_STATED PROBLEM_
Repeat exactly the stretch of lines from the line containing "Rebuild this chart" through the line containing "import numpy as np", both included, and nothing else.

_ITEMS_
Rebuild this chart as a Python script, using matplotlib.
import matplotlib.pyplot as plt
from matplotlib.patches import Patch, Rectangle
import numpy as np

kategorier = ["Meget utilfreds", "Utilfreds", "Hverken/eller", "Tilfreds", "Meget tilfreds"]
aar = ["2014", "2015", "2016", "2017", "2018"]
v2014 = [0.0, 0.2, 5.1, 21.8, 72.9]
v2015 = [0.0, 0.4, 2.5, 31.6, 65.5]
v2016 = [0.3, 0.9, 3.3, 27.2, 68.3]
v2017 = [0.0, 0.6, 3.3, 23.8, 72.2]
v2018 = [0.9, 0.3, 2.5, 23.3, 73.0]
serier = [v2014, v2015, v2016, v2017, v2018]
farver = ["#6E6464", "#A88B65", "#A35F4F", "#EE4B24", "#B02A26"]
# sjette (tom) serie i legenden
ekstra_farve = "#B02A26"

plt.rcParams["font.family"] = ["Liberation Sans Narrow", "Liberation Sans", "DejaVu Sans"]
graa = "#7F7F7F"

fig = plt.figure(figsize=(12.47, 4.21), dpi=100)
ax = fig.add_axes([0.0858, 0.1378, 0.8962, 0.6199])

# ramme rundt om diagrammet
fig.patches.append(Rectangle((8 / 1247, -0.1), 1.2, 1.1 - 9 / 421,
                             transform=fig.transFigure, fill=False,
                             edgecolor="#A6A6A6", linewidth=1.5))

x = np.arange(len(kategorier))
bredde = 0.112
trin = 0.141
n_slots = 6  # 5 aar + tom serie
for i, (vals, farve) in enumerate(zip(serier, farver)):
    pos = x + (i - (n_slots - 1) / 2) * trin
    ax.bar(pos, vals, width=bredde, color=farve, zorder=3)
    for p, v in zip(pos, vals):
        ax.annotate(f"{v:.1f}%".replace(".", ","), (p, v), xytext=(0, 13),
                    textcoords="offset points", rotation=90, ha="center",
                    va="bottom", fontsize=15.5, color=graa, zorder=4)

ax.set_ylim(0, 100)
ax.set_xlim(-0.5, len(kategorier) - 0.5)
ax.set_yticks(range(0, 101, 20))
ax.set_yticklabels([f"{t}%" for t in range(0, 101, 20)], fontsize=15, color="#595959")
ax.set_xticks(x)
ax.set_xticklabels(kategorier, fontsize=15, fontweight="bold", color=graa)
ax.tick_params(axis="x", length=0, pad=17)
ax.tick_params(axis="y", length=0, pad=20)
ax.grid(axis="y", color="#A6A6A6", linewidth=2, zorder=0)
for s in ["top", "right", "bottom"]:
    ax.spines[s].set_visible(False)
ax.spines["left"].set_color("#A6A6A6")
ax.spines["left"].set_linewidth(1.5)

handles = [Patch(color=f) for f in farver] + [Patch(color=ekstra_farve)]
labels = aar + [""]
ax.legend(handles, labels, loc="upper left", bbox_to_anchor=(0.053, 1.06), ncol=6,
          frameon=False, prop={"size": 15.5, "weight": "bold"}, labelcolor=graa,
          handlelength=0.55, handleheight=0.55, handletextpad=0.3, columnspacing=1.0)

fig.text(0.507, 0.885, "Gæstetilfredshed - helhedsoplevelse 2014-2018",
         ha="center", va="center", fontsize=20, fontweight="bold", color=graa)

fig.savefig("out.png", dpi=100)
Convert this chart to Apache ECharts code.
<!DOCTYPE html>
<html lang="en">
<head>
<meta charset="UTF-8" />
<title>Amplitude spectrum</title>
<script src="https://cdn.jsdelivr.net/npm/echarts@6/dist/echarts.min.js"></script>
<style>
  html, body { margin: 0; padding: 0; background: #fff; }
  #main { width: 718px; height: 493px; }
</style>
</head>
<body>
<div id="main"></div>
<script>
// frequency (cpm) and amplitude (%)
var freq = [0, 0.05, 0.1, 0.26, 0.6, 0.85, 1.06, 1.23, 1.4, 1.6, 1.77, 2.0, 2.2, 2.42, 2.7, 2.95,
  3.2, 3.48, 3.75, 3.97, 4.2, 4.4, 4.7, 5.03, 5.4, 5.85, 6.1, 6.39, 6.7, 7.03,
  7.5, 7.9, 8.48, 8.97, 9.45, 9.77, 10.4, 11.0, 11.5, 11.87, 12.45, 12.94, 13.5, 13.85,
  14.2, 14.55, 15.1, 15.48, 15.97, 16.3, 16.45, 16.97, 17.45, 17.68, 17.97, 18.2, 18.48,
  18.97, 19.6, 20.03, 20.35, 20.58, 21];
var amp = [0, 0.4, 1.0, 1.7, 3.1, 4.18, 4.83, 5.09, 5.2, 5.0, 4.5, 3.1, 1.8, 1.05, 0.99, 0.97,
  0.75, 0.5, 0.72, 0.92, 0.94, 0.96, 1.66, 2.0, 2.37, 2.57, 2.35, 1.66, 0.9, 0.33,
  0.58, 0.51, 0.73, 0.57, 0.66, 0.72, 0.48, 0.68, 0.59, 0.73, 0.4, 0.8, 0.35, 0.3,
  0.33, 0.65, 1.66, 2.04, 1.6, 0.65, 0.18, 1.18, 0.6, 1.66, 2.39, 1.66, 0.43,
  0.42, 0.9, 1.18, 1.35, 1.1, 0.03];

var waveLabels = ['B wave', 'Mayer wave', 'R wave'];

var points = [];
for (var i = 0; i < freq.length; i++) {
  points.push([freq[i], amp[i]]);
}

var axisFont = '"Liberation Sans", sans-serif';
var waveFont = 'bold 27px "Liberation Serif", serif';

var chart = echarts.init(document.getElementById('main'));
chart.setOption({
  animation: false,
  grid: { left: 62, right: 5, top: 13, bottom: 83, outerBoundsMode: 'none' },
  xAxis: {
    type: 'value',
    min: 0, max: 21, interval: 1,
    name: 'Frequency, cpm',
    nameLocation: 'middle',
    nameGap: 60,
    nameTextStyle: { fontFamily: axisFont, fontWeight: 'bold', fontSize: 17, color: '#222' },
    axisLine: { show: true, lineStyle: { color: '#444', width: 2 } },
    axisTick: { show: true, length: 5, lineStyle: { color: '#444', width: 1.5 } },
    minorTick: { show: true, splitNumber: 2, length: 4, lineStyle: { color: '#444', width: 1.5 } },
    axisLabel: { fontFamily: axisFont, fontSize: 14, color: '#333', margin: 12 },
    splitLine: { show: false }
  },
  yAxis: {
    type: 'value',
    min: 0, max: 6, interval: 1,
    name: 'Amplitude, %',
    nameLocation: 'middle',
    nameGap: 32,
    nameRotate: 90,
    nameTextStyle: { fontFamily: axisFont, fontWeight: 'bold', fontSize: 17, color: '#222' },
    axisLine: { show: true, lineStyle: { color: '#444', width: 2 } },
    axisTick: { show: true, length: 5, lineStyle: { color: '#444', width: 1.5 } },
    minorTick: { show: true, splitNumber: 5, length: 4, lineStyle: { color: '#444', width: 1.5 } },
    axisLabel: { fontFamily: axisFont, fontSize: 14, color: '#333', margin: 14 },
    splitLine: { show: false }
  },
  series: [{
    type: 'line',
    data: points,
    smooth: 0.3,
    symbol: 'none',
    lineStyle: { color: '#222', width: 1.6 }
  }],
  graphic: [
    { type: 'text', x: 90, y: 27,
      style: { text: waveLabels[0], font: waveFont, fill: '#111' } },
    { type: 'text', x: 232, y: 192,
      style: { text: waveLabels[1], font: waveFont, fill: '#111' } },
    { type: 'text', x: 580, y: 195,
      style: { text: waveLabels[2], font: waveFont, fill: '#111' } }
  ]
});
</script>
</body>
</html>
* * *
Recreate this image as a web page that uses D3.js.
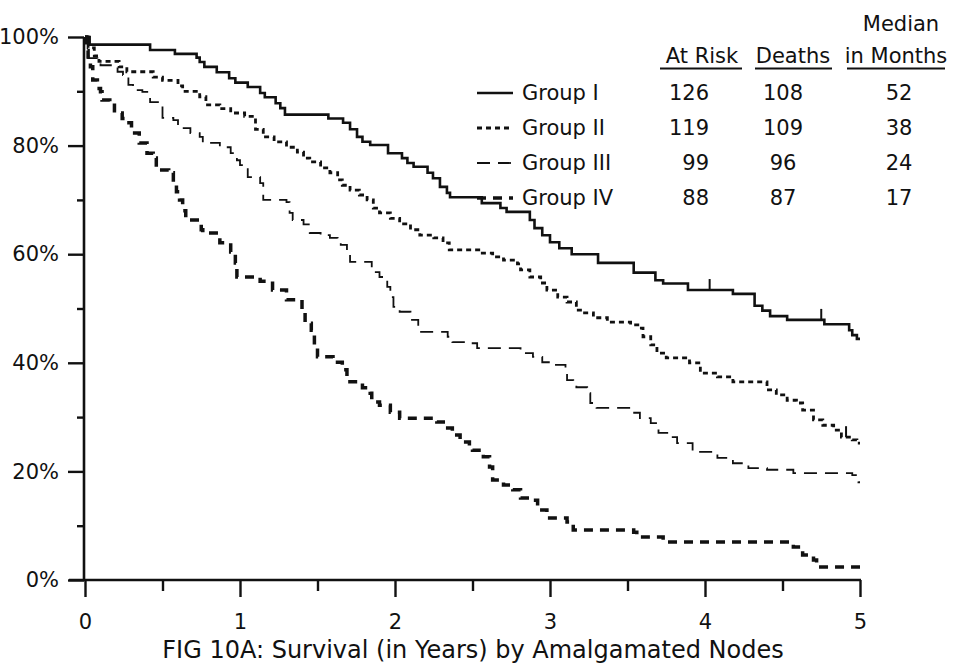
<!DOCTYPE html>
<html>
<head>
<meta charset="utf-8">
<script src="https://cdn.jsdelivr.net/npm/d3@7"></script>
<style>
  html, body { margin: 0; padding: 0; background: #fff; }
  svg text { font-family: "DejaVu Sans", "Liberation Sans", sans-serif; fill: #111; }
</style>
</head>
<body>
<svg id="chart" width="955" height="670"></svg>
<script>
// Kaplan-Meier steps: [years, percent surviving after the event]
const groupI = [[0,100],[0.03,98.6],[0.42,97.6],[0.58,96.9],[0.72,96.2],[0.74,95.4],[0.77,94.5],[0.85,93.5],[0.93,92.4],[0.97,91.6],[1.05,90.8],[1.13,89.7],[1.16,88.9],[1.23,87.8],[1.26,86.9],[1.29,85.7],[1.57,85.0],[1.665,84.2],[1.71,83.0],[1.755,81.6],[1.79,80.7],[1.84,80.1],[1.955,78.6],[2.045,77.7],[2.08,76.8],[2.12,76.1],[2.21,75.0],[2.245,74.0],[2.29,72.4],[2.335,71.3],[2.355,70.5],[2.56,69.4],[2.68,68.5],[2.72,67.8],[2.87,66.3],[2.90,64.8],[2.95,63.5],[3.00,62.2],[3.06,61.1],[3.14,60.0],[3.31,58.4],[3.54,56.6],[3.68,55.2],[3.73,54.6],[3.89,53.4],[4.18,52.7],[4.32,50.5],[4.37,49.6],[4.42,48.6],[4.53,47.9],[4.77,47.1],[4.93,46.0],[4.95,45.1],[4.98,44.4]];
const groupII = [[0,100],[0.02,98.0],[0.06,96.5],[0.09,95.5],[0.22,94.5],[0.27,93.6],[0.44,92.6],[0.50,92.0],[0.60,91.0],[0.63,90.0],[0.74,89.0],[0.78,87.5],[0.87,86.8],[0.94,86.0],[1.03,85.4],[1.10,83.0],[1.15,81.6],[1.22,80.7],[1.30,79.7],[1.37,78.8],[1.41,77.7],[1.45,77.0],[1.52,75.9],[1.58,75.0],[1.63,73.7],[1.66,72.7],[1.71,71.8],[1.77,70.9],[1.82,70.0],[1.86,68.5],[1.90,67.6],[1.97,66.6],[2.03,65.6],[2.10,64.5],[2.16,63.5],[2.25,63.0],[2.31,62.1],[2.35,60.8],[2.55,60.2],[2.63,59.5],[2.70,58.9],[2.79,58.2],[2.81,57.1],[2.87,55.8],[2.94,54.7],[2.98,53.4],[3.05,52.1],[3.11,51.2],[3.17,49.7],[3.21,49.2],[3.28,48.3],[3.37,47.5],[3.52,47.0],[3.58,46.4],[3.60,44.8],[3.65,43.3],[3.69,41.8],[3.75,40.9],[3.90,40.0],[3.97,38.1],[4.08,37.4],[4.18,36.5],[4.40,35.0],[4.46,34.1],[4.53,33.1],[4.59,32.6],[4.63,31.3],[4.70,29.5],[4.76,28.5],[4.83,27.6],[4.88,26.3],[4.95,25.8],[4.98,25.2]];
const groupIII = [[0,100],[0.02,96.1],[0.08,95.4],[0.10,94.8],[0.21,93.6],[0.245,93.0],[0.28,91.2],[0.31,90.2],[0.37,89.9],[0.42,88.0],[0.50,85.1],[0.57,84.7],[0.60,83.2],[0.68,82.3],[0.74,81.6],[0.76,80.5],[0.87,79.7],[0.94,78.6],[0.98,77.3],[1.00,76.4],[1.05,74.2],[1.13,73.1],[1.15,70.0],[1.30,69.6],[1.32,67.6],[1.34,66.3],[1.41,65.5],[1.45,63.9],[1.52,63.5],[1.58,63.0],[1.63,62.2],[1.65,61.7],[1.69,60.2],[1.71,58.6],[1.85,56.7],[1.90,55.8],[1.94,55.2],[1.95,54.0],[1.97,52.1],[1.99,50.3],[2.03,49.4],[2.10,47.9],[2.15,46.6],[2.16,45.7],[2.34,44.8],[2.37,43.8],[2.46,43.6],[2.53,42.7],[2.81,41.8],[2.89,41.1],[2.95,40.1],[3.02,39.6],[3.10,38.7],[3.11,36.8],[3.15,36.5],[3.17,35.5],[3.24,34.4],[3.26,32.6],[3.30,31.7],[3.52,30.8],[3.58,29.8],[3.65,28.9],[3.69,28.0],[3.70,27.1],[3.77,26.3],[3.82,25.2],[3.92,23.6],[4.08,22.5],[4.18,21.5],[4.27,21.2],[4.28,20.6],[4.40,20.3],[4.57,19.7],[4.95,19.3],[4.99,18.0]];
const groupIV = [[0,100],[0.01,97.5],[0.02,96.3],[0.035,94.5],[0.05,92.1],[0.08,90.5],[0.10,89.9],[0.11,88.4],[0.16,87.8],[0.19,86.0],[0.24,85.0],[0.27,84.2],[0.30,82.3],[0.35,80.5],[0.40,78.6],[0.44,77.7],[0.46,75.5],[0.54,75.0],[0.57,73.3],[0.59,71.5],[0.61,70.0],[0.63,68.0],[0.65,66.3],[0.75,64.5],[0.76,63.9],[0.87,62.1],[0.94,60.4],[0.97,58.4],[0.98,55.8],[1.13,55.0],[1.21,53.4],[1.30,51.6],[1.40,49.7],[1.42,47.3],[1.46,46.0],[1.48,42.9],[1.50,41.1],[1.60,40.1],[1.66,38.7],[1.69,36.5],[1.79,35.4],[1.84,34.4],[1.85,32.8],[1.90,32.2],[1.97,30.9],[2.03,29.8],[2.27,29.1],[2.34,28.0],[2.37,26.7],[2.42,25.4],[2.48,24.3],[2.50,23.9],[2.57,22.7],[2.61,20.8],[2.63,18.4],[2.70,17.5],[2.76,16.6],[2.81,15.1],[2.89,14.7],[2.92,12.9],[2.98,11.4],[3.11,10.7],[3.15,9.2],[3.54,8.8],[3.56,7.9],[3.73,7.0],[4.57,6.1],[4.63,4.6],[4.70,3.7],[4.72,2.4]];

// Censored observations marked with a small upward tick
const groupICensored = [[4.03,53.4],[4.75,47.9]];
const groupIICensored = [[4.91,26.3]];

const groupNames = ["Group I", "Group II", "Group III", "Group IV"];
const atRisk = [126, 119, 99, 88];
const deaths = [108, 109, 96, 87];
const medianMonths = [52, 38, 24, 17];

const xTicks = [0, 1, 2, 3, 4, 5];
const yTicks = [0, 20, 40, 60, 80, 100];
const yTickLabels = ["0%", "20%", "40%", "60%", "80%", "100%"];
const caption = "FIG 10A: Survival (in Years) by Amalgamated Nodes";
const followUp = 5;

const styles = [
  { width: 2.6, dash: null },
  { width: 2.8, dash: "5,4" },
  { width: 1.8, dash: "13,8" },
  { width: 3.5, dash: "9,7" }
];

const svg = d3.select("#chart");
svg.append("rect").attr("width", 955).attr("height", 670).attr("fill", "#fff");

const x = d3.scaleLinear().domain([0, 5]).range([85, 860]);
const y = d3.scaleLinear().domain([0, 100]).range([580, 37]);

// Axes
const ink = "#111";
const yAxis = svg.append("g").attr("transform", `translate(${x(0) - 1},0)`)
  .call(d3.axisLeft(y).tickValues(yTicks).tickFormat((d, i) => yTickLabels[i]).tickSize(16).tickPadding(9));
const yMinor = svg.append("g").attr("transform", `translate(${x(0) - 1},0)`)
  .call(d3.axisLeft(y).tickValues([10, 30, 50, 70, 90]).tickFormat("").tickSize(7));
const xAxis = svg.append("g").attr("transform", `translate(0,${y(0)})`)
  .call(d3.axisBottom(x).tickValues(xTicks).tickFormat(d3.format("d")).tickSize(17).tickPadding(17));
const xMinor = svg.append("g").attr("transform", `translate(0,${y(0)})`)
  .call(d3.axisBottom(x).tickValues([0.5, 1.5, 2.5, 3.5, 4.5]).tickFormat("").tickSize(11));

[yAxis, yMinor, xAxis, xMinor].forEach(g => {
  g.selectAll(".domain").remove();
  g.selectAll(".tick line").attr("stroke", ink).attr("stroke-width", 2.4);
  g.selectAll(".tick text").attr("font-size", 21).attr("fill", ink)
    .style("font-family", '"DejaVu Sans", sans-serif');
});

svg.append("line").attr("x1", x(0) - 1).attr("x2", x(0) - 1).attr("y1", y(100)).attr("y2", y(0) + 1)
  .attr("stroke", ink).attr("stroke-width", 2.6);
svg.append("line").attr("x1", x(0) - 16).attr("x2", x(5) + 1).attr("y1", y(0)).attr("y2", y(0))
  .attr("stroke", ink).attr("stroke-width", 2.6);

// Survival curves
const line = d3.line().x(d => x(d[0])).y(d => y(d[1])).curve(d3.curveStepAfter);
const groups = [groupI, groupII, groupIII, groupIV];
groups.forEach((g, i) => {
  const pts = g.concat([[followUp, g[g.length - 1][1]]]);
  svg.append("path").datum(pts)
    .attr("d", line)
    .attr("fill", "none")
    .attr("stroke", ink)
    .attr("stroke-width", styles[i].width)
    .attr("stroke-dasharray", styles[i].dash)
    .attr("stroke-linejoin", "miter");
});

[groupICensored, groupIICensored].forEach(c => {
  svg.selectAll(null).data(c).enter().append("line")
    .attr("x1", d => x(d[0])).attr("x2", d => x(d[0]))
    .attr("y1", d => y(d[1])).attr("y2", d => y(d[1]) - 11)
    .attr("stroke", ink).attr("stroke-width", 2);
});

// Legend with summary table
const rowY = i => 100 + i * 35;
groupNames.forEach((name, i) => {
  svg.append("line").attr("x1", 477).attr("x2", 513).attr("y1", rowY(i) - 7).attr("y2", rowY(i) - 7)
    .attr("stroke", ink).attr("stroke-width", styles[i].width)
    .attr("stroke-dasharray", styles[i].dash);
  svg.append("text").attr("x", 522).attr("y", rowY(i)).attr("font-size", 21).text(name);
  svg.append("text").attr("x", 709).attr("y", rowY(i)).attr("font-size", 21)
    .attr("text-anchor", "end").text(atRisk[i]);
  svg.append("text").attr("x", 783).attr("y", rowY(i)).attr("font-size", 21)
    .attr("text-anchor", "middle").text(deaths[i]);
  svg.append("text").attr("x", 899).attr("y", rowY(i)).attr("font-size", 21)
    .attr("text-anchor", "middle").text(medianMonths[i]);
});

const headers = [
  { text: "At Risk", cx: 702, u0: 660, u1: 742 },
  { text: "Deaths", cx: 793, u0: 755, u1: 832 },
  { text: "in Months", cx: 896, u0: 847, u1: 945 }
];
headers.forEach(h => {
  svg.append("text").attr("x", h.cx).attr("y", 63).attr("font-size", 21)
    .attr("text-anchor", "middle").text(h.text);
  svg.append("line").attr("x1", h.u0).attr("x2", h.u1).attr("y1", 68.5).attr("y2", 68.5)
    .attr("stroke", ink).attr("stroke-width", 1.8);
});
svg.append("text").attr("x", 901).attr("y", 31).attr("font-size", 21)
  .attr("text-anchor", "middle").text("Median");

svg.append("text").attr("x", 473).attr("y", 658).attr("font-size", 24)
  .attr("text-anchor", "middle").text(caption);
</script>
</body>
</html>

_FINISHED EXERCISE_
Rebuild this chart as a Python script, using matplotlib.
import matplotlib.pyplot as plt
from matplotlib.patches import Patch, Rectangle
import numpy as np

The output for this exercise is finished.